On October 6, the judge upheld the motion to transfer the case of Milkavita against AP reporter to the Economic Court of Minsk.
On October 5, Maskouski district court in Minsk started hearing the lawsuit that dairy company Milkavita filed against Yuras Karmanau, Minsk-based reporter for the Associated Press agency.
Milkavita representatives argue that the journalist has inflicted damage to business reputation of the company and demand refutation of his report not only on the website ap.org, but also in some other media. The report “Test finds Chernobyl residue in Belarus milk” was published in AP Exclusive on April 25, 2016. However, official reaction was that radiation in the milk was within the admissible norm.
On the first day of the hearing, the reporter's representative Siarhei Zikratski motioned to transfer the lawsuit to the Economic Court of Minsk. On October 6, the judge upheld the motion.
Andrei Bastunets, chairperson of BAJ, was also admitted to the hearing as representative of Yuras Karmanau. The plaintiff is represented by lawyer Pavel Kaltunovich.
Judge Alena Rudnitskaya forbid photos and video in the court room, and forced out three reporters who tried to take pictures during the process.
BAJ press service asked Yuras Karmanau several questions: what the details of the case were and why, in his view, the official reaction was so negative.
“In our investigation, we showed what really was going on in the zone,” says Yuras Karmanau. In the very zone, in the Poliessie Radioactive Reserve, behind the restriction fence, there is a state farm breeding horses. At the moment when the report was prepared, the farm had 250 horses. And they sold 100 horses to a company in Minsk who advertise mare’s milk.

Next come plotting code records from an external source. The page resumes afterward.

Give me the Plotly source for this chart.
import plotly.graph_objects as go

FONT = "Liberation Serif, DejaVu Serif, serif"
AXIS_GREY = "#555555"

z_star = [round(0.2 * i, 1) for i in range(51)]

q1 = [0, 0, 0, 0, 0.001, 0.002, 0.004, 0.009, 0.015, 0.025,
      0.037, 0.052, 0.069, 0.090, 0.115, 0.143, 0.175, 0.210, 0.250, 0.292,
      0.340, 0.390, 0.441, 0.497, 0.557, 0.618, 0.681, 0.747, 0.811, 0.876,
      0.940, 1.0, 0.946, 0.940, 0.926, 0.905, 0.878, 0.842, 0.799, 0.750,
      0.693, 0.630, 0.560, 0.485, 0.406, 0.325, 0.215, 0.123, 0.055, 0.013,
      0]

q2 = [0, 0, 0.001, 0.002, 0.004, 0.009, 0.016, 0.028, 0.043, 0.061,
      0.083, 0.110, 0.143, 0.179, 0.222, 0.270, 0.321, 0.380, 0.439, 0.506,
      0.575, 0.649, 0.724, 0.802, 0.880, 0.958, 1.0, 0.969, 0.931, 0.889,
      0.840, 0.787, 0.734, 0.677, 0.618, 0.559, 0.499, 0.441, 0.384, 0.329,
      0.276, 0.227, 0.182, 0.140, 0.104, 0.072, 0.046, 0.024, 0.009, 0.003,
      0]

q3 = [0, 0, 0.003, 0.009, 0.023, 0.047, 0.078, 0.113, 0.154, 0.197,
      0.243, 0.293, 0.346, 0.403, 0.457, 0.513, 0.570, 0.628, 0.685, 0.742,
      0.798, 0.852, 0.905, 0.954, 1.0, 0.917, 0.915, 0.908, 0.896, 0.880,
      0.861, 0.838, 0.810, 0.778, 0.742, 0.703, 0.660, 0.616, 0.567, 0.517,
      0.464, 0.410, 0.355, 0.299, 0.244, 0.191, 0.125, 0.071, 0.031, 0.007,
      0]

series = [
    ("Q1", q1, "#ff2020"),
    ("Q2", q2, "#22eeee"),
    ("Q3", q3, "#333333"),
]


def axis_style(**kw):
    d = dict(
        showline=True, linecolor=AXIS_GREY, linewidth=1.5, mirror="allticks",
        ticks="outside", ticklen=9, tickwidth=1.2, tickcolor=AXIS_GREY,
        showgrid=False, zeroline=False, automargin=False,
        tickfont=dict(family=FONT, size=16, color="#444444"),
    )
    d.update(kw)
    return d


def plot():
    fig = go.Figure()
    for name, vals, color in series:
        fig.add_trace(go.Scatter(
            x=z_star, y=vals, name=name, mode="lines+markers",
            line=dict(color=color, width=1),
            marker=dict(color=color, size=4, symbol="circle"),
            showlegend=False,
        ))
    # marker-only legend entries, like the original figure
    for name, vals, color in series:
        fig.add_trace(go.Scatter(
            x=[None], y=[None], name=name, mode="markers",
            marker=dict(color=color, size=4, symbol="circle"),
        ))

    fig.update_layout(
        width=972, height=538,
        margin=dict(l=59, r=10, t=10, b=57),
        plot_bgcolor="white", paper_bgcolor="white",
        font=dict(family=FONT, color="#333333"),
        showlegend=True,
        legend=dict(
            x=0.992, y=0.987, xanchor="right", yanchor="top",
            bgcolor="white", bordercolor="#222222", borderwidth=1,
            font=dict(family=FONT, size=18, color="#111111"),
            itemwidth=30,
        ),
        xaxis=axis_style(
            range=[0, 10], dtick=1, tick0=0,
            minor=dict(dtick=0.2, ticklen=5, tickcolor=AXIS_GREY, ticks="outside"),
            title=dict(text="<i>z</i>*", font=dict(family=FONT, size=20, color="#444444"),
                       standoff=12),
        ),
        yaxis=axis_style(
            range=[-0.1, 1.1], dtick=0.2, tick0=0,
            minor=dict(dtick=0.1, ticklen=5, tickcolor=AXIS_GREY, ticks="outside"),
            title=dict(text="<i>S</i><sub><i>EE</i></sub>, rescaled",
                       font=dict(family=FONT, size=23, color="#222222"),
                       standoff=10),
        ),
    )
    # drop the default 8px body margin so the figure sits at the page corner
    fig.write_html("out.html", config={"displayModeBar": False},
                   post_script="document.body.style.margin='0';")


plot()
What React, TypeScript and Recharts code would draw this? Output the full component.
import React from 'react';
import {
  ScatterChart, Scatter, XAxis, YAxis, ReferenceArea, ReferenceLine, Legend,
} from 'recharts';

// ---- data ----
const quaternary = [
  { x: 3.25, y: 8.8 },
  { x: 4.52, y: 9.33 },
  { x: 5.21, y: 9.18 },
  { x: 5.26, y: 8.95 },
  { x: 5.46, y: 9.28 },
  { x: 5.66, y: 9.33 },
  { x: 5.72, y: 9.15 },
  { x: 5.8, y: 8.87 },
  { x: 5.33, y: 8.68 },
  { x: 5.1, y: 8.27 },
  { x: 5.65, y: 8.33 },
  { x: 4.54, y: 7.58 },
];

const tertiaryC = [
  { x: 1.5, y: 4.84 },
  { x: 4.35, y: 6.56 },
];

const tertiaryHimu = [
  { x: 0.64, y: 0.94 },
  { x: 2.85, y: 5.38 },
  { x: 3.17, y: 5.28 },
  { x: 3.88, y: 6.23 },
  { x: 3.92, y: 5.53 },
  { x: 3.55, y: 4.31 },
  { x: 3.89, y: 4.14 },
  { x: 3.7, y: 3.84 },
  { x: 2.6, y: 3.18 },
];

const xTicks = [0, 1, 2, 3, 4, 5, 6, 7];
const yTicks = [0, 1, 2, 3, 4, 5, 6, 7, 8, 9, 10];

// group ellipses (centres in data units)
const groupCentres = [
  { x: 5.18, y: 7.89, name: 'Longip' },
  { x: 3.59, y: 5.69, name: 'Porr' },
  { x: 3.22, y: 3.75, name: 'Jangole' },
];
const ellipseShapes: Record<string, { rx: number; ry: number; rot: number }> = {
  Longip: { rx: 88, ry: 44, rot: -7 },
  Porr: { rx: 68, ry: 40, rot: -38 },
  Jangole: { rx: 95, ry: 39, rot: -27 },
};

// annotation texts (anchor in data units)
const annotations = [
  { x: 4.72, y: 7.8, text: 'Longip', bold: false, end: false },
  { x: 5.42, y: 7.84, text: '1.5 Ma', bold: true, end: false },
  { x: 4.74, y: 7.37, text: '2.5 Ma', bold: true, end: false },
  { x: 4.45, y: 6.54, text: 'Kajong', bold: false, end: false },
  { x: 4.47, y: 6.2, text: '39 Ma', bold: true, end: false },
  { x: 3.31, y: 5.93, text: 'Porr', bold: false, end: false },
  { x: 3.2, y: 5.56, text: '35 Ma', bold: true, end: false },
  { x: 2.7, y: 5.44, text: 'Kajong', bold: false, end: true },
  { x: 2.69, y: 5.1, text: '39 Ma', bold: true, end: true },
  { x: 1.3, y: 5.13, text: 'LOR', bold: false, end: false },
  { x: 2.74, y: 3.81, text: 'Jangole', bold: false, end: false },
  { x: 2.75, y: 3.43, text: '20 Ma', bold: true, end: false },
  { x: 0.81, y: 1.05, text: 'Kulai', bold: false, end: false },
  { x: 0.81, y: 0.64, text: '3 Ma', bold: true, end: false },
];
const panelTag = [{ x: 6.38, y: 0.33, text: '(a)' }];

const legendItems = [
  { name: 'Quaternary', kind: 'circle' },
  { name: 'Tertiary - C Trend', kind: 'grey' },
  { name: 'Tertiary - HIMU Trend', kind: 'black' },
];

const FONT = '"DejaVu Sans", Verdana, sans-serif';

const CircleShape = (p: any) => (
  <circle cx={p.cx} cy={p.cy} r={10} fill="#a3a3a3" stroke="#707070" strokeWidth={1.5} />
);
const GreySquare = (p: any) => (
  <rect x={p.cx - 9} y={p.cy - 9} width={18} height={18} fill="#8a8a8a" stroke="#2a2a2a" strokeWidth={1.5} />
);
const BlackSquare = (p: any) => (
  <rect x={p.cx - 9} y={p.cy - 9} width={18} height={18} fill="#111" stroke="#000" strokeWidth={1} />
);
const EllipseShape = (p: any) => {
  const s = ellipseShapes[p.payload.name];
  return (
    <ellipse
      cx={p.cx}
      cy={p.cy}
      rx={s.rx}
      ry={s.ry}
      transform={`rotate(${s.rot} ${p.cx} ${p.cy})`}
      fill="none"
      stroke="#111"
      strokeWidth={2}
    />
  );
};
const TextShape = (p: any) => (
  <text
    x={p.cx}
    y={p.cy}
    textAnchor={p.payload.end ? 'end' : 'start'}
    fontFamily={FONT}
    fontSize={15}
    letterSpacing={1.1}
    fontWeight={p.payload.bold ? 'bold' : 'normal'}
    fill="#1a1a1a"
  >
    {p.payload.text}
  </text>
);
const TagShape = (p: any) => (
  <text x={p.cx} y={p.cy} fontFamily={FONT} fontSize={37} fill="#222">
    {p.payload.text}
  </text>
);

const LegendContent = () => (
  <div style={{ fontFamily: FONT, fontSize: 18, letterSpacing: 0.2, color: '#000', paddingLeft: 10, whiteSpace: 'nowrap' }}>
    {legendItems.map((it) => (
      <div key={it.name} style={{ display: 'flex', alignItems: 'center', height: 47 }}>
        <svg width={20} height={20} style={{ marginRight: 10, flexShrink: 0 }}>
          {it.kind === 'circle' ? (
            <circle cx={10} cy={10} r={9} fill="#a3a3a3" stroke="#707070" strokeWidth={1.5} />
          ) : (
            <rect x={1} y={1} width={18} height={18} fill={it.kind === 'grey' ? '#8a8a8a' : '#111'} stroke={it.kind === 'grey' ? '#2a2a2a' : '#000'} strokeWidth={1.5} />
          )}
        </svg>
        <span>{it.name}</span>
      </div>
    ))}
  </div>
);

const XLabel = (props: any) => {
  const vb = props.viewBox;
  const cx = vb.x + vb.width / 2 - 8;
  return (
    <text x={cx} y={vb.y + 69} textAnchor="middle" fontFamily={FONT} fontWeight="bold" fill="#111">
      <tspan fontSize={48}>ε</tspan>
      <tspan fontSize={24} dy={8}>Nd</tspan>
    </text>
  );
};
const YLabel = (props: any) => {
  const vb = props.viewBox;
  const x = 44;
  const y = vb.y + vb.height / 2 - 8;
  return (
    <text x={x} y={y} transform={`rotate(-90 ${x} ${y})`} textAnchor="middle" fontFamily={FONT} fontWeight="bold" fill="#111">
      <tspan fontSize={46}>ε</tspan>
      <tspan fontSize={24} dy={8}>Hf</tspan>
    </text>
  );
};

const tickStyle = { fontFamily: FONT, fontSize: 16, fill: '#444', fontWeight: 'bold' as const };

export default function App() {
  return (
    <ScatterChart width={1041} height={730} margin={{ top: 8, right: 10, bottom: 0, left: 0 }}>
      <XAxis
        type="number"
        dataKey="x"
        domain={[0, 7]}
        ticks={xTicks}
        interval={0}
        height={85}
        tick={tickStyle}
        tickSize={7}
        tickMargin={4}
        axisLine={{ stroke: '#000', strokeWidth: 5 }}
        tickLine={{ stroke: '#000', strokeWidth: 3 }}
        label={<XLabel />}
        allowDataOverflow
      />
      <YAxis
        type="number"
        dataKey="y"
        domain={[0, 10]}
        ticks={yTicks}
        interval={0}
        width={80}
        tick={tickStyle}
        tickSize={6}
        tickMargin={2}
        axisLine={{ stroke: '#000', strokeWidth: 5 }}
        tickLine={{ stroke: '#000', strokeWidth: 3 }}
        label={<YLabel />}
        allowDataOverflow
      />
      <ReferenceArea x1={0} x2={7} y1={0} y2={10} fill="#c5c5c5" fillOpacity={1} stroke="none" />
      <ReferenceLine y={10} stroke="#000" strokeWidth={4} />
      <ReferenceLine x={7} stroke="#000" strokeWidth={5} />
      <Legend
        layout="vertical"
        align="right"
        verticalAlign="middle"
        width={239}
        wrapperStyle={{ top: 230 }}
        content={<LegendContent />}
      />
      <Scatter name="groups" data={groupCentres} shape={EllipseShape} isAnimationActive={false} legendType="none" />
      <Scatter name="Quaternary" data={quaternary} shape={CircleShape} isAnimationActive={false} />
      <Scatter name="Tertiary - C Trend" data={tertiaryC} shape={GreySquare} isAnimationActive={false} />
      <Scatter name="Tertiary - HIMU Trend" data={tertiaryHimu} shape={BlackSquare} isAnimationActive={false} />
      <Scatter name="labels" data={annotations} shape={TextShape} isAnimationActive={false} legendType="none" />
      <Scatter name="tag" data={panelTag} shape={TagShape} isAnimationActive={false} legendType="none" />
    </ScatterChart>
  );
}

We found a dairy farm near the radioactive reserve where cows graze the grass a kilometer away from the sign Stop! Radiation! And then the milk is sold to Milkavita factory in Khoiniki. The test revealed strontium surpassing the norm by 10 times!
Also, we showed how abandoned villages are laid to waste, and the territories are plowed and return into agricultural lands.
Finally, we revealed that Belarus has no tests for trans-uranium elements that, according to the official statistics, pollute around 2 per cent of Belarus. Everybody speaks of the danger of americium. And we don’t even have the tests to detect its presence in products.”
“We see that in Belarus Chernobyl issue is tabooed. First, milk has become a white oil for the state, exported to Russia. Milkavita exports 90 per cent of its products to Russia, to Moscow. And it is essential for the state to show that Belarusian milk is safe.
Second, all attempts to investigate the Chernobyl zone are faced with morbid reaction of the officials. The state has closed the issue of Chernobyl. “Radiation is not seen, no one is born with two heads,” told us people from the farms and zone dwellers.
Meantime, the official statistics says that occurrence of thyroid cancer among children is 33 higher than it used to be before the accident at the Chernobyl nuclear plant.”